You can eyeball it, but that can be tedious and was to get wrong. I prefer to find this algorithmically. How? By using decision trees to predict the cluster label from the same inputs. (after all, the one thing that stood in our way of doing supervised learning in the first place was that we didn't have labels for the data. now that we have clusters, we have record labels!) The tree doesn't have to be perfect, just get the gist of the differences for you to understand the key differences between clusters.
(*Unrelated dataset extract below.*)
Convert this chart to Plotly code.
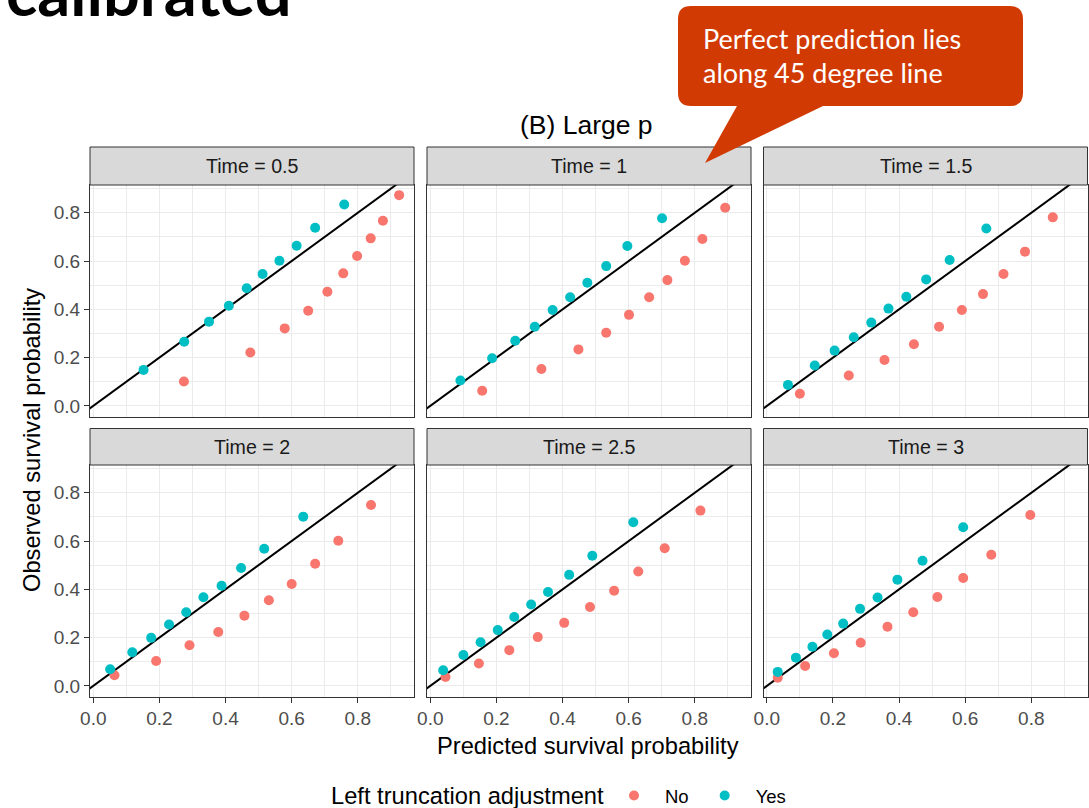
import plotly.graph_objects as go

# ---------------- data ----------------
time_labels = ["0.5", "1", "1.5", "2", "2.5", "3"]

t05_no_x = [0.274, 0.475, 0.579, 0.650, 0.708, 0.756, 0.798, 0.839, 0.876, 0.925]
t05_no_y = [0.101, 0.221, 0.321, 0.394, 0.473, 0.549, 0.621, 0.694, 0.767, 0.873]
t05_yes_x = [0.152, 0.275, 0.350, 0.410, 0.464, 0.512, 0.563, 0.615, 0.671, 0.759]
t05_yes_y = [0.149, 0.266, 0.349, 0.415, 0.487, 0.546, 0.601, 0.663, 0.738, 0.834]

t1_no_x = [0.157, 0.336, 0.448, 0.532, 0.601, 0.662, 0.717, 0.770, 0.823, 0.892]
t1_no_y = [0.063, 0.153, 0.234, 0.303, 0.377, 0.450, 0.521, 0.601, 0.691, 0.821]
t1_yes_x = [0.091, 0.187, 0.257, 0.316, 0.370, 0.423, 0.475, 0.532, 0.596, 0.701]
t1_yes_y = [0.105, 0.197, 0.270, 0.328, 0.397, 0.450, 0.510, 0.579, 0.662, 0.777]

t15_no_x = [0.100, 0.248, 0.356, 0.445, 0.521, 0.590, 0.654, 0.716, 0.781, 0.865]
t15_no_y = [0.050, 0.126, 0.190, 0.255, 0.328, 0.397, 0.463, 0.546, 0.639, 0.781]
t15_yes_x = [0.064, 0.145, 0.205, 0.263, 0.316, 0.368, 0.422, 0.482, 0.553, 0.664]
t15_yes_y = [0.087, 0.167, 0.229, 0.284, 0.345, 0.403, 0.452, 0.524, 0.604, 0.735]

t2_no_x = [0.064, 0.190, 0.291, 0.378, 0.457, 0.531, 0.600, 0.671, 0.741, 0.840]
t2_no_y = [0.044, 0.103, 0.168, 0.223, 0.291, 0.355, 0.422, 0.506, 0.601, 0.749]
t2_yes_x = [0.051, 0.118, 0.175, 0.229, 0.281, 0.333, 0.388, 0.447, 0.517, 0.635]
t2_yes_y = [0.069, 0.139, 0.199, 0.254, 0.305, 0.367, 0.415, 0.488, 0.568, 0.701]

t25_no_x = [0.046, 0.147, 0.239, 0.325, 0.405, 0.483, 0.556, 0.629, 0.709, 0.817]
t25_no_y = [0.037, 0.093, 0.148, 0.202, 0.261, 0.327, 0.394, 0.474, 0.570, 0.726]
t25_yes_x = [0.039, 0.100, 0.152, 0.204, 0.254, 0.305, 0.356, 0.420, 0.490, 0.614]
t25_yes_y = [0.065, 0.128, 0.181, 0.231, 0.285, 0.337, 0.389, 0.460, 0.539, 0.678]

t3_no_x = [0.033, 0.116, 0.203, 0.284, 0.365, 0.443, 0.516, 0.594, 0.679, 0.797]
t3_no_y = [0.034, 0.082, 0.135, 0.179, 0.245, 0.305, 0.368, 0.447, 0.543, 0.708]
t3_yes_x = [0.033, 0.088, 0.138, 0.183, 0.231, 0.282, 0.335, 0.395, 0.471, 0.594]
t3_yes_y = [0.058, 0.117, 0.162, 0.213, 0.258, 0.319, 0.366, 0.440, 0.518, 0.657]

tick_vals = [0.0, 0.2, 0.4, 0.6, 0.8]
tick_text = ["0.0", "0.2", "0.4", "0.6", "0.8"]
minor_vals = [0.1, 0.3, 0.5, 0.7, 0.9]
ref_line = [-0.2, 1.2]   # identity line y = x

panels = [
    (time_labels[0], t05_no_x, t05_no_y, t05_yes_x, t05_yes_y),
    (time_labels[1], t1_no_x, t1_no_y, t1_yes_x, t1_yes_y),
    (time_labels[2], t15_no_x, t15_no_y, t15_yes_x, t15_yes_y),
    (time_labels[3], t2_no_x, t2_no_y, t2_yes_x, t2_yes_y),
    (time_labels[4], t25_no_x, t25_no_y, t25_yes_x, t25_yes_y),
    (time_labels[5], t3_no_x, t3_no_y, t3_yes_x, t3_yes_y),
]

# ---------------- layout geometry (pixels) ----------------
W, H = 1089, 808
col_px = [(90, 414), (427, 751), (763.5, 1087.5)]
row_px = [(185, 416.5), (465, 696.5)]      # panel top, bottom
strip_px = [(147, 185), (428.5, 465)]


def fx(x):
    return x / W


def fy(y):
    return 1 - y / H


FONT = "Liberation Sans, Arial, Helvetica, sans-serif"
CAL = "Lato, Open Sans, sans-serif"
RED = "#F8766D"
TEAL = "#00BFC4"
GRID = "#EBEBEB"
BORDER = "#333333"

fig = go.Figure()
layout_axes = {}
shapes = []
annotations = []

for i, (tlab, nx, ny, yx, yy) in enumerate(panels):
    r, c = divmod(i, 3)
    n = i + 1
    xa = "x" if n == 1 else f"x{n}"
    ya = "y" if n == 1 else f"y{n}"
    xkey = "xaxis" if n == 1 else f"xaxis{n}"
    ykey = "yaxis" if n == 1 else f"yaxis{n}"

    fig.add_trace(go.Scatter(x=ref_line, y=ref_line, mode="lines",
                             line=dict(color="black", width=2),
                             xaxis=xa, yaxis=ya, showlegend=False,
                             hoverinfo="skip"))
    fig.add_trace(go.Scatter(x=nx, y=ny, mode="markers", name="No",
                             marker=dict(color=RED, size=10, line=dict(width=0)),
                             xaxis=xa, yaxis=ya, legendgroup="No",
                             showlegend=(i == 0)))
    fig.add_trace(go.Scatter(x=yx, y=yy, mode="markers", name="Yes",
                             marker=dict(color=TEAL, size=10, line=dict(width=0)),
                             xaxis=xa, yaxis=ya, legendgroup="Yes",
                             showlegend=(i == 0)))

    x0, x1 = col_px[c]
    ptop, pbot = row_px[r]
    bottom_row = (r == 1)
    left_col = (c == 0)
    common = dict(
        tickvals=tick_vals, ticktext=tick_text,
        ticklen=5, tickwidth=1, tickcolor=BORDER,
        tickfont=dict(family=FONT, size=19, color="#4D4D4D"),
        showgrid=True, gridcolor=GRID, gridwidth=1.3,
        minor=dict(tickvals=minor_vals, showgrid=True,
                   gridcolor=GRID, gridwidth=0.7, ticks=""),
        zeroline=False, showline=True, mirror=True,
        linecolor=BORDER, linewidth=1, automargin=False,
    )
    layout_axes[xkey] = dict(
        domain=[fx(x0), fx(x1)], anchor=ya, range=[-0.01, 0.97],
        showticklabels=bottom_row, ticks="outside" if bottom_row else "",
        **common,
    )
    layout_axes[ykey] = dict(
        domain=[fy(pbot), fy(ptop)], anchor=xa, range=[-0.044, 0.915],
        showticklabels=left_col, ticks="outside" if left_col else "",
        **common,
    )

    s0, s1 = strip_px[r]
    shapes.append(dict(type="rect", xref="paper", yref="paper",
                       x0=fx(x0), x1=fx(x1), y0=fy(s1), y1=fy(s0),
                       fillcolor="#D9D9D9", line=dict(color=BORDER, width=1),
                       layer="above"))
    annotations.append(dict(text=f"Time = {tlab}", xref="paper", yref="paper",
                            x=fx((x0 + x1) / 2), y=fy((s0 + s1) / 2),
                            xanchor="center", yanchor="middle", showarrow=False,
                            font=dict(family=FONT, size=19.6, color="#1A1A1A")))

# callout bubble (speech balloon)
cl, cr, ct, cb, rad = 678, 1023, 6, 106, 13
pts = [
    ("M", cl + rad, ct), ("L", cr - rad, ct), ("Q", cr, ct, cr, ct + rad),
    ("L", cr, cb - rad), ("Q", cr, cb, cr - rad, cb), ("L", 823, cb),
    ("L", 705, 163), ("L", 737, cb), ("L", cl + rad, cb),
    ("Q", cl, cb, cl, cb - rad), ("L", cl, ct + rad), ("Q", cl, ct, cl + rad, ct),
]
path = ""
for p in pts:
    cmd = p[0]
    coords = p[1:]
    segs = []
    for k in range(0, len(coords), 2):
        segs.append(f"{fx(coords[k]):.5f},{fy(coords[k + 1]):.5f}")
    path += cmd + " " + " ".join(segs) + " "
path += "Z"
shapes.append(dict(type="path", path=path, xref="paper", yref="paper",
                   fillcolor="#D23A04", line=dict(width=0), layer="above"))

annotations += [
    dict(text="Perfect prediction lies", xref="paper", yref="paper",
         x=fx(701), y=fy(38), xanchor="left", yanchor="middle", showarrow=False,
         font=dict(family=CAL, size=27, color="white")),
    dict(text="along 45 degree line", xref="paper", yref="paper",
         x=fx(701), y=fy(73), xanchor="left", yanchor="middle", showarrow=False,
         font=dict(family=CAL, size=27, color="white")),
    dict(text="<b>calibrated</b>", xref="paper", yref="paper",
         x=fx(4), y=fy(32), xanchor="left", yanchor="bottom", showarrow=False,
         font=dict(family=CAL, size=65, color="black")),
    dict(text="(B) Large p", xref="paper", yref="paper",
         x=fx(586), y=fy(125), xanchor="center", yanchor="middle", showarrow=False,
         font=dict(family=FONT, size=26.5, color="black")),
    dict(text="Predicted survival probability", xref="paper", yref="paper",
         x=fx(588), y=fy(746), xanchor="center", yanchor="middle", showarrow=False,
         font=dict(family=FONT, size=23.7, color="black")),
    dict(text="Observed survival probability", xref="paper", yref="paper",
         x=fx(32), y=fy(440), xanchor="center", yanchor="middle", showarrow=False,
         textangle=-90, font=dict(family=FONT, size=23.7, color="black")),
    dict(text="Left truncation adjustment", xref="paper", yref="paper",
         x=fx(329), y=fy(796), xanchor="left", yanchor="middle", showarrow=False,
         font=dict(family=FONT, size=23.7, color="black")),
]

fig.update_layout(
    template="plotly_white",
    width=W, height=H,
    margin=dict(l=0, r=0, t=0, b=0, pad=0, autoexpand=False),
    paper_bgcolor="white", plot_bgcolor="white",
    shapes=shapes, annotations=annotations,
    legend=dict(orientation="h", x=fx(603), xanchor="left",
                y=fy(796), yanchor="middle", itemwidth=52,
                font=dict(family=FONT, size=18.5, color="black"),
                bgcolor="rgba(0,0,0,0)"),
    **layout_axes,
)

fig.write_html("out.html",
               config={"displayModeBar": False},
               post_script="document.body.style.margin='0';"
                           "document.body.style.overflow='hidden';")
2) overlay the clusters with another measure of interest
If you have another important variable that is important, even if that variable was not included in the cluster analysis, if you compute it's mean value (or IQR) for each cluster, you can get a sense for what the clusters may mean operationally. For example, if you are computing clusters of customers, you can overlay demographics on top of the clusters (age, income, home value, etc.). Or, when I built fraud related clusters where we had so few adjudicated fraud cases that we couldn't build supervised learning models, we can still overlay the fraud label even for the relatively few cases we have to get a sense for which clusters those fraudulent transactions landed in.

So there are huge differences between selecting the number of clusters based on operational concerns vs. numeric concerns. In the latter case, cluster compactness and separation may not be the most important aspects to consider. (though sometimes they may be too!).